Ponadto Komisje Wojewódzkie (jak np. Komisja Województwa Mazowieckiego) nakazały prezydentom i burmistrzom miast oraz wójtom gmin natychmiastowe ogłoszenie tych informacji w obrębie ich jurysdykcji pod personalną odpowiedzialnością za niewykonanie polecenia. Takie zabezpieczenie motywowano tym aby„/.../ żaden z fabrykantów, rzemieślników, rękodzielników i osadników nieznajomością rzeczonych prawideł wymówić się nie mógł /.../”.
Wnioski
Na uwagę zasługuje pełne swoistej - pozytywnej jak się wydaje - rezerwy zachowanie cesarskiego Opiekuna Generalnego Kolonistów w południowej Rosji generała piechoty Inzów, który co prawa zachęcał do osiedlania się na terenach Besarabii polskich imigrantów, ale uczciwie informował o trudnych do spełnienia warunkach finansowych i materialnych tejże kolonizacji, nie optując bezpośrednio (poprzez przemilczenie) za przejmowaniem zadłużonych i pozostałych po zmarłych na dżumę i cholerę kolonistach.
Świadczyć może o takim właśnie stanowisku zajętym przez Inzowa treść jego pisma do Paskiewicza z grudnia 1832 roku, pomijająca konkretyzację kwot potrzebnych do spłat za przejmowane gospodarstwa, jak i jego własna sugestia (pominięta zarówno przez Mikołaja I jak i Paskiewicza) o zakładaniu przez obywateli Królestwa Polskiego własnych kolonii w Besarabii.

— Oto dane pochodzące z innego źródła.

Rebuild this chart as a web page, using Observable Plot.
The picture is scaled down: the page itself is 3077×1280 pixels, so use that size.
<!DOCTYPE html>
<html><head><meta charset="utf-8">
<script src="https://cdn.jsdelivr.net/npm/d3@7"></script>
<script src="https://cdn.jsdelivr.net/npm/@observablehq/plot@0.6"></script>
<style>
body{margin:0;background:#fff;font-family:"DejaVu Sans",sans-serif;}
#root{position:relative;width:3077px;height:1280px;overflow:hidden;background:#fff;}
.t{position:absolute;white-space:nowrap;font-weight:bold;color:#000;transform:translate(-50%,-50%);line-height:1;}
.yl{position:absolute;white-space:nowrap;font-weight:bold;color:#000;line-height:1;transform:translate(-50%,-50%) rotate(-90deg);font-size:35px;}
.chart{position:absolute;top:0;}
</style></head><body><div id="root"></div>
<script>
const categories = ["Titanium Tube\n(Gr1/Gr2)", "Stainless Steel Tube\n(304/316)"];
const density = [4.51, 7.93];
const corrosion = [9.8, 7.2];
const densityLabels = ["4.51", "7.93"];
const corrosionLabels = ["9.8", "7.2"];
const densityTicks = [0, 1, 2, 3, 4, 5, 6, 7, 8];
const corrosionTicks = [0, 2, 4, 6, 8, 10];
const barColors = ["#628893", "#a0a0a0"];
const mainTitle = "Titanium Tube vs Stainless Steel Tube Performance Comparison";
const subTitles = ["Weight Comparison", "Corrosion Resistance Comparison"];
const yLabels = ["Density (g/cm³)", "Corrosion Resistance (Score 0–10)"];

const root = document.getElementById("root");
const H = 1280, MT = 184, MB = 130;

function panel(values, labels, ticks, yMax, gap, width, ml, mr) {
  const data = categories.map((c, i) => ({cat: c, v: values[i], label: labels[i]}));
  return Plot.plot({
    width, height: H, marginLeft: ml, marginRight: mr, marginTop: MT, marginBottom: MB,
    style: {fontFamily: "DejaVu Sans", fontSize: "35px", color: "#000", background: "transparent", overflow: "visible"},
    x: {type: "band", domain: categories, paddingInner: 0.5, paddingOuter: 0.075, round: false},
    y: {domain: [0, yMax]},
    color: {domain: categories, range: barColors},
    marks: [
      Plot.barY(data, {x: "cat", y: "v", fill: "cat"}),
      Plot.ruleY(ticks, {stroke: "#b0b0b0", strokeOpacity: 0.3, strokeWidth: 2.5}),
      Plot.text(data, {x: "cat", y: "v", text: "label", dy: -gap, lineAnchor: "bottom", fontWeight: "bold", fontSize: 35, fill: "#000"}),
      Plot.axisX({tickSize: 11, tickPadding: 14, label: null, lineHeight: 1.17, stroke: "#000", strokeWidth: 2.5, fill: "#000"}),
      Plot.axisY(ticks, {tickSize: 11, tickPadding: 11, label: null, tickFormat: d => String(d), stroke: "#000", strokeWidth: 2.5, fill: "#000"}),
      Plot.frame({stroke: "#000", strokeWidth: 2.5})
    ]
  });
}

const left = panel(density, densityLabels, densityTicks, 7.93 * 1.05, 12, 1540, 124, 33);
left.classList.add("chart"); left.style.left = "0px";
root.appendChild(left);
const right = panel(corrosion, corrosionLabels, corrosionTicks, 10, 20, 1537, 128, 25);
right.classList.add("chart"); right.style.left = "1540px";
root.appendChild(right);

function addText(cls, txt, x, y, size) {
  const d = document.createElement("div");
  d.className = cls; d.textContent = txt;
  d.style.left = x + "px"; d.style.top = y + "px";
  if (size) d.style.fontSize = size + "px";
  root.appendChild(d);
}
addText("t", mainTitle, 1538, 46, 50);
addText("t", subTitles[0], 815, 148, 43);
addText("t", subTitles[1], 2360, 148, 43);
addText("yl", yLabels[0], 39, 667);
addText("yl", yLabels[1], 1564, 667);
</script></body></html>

Najwidoczniej przemawialy tu i względy „ludzkie”, czy etyczne, jak i poczucie pełnej odpowiedzialności za podejmowane działania zachęcające do emigracji.
Tymczaem zupełnie nie widać tego aspektu działań zarówno u samego cesarza, we władzach ministerialno- cesarskich, oraz u hr. Paskiewicza, w końcu Namiestnka cesarskiego w Królestwie.
Trudno jest spekulować o właściwych intencjach rosyjskiej władzy w tym względzie; w końcu szeroko rozpropagowano informację o warunkach emigracji na besarabskie stepy.
Samo jednak usilne podnoszenie możliwości przejmowania gospodarstw pozostałych po zadżumionych czy zmarłych na cholerę mieskzańcach, prze wstępnym pomijaniu możliwości zakładania własnych, zatem bezpiecznych, kolonii (pokazanej dopiero przez generała piechoty Iznowa),ocierać się może o posądzenie o niezbyt wysokie zakres dbania o zachowanie egzystencji przez opuszczających Królestwo imigrantów.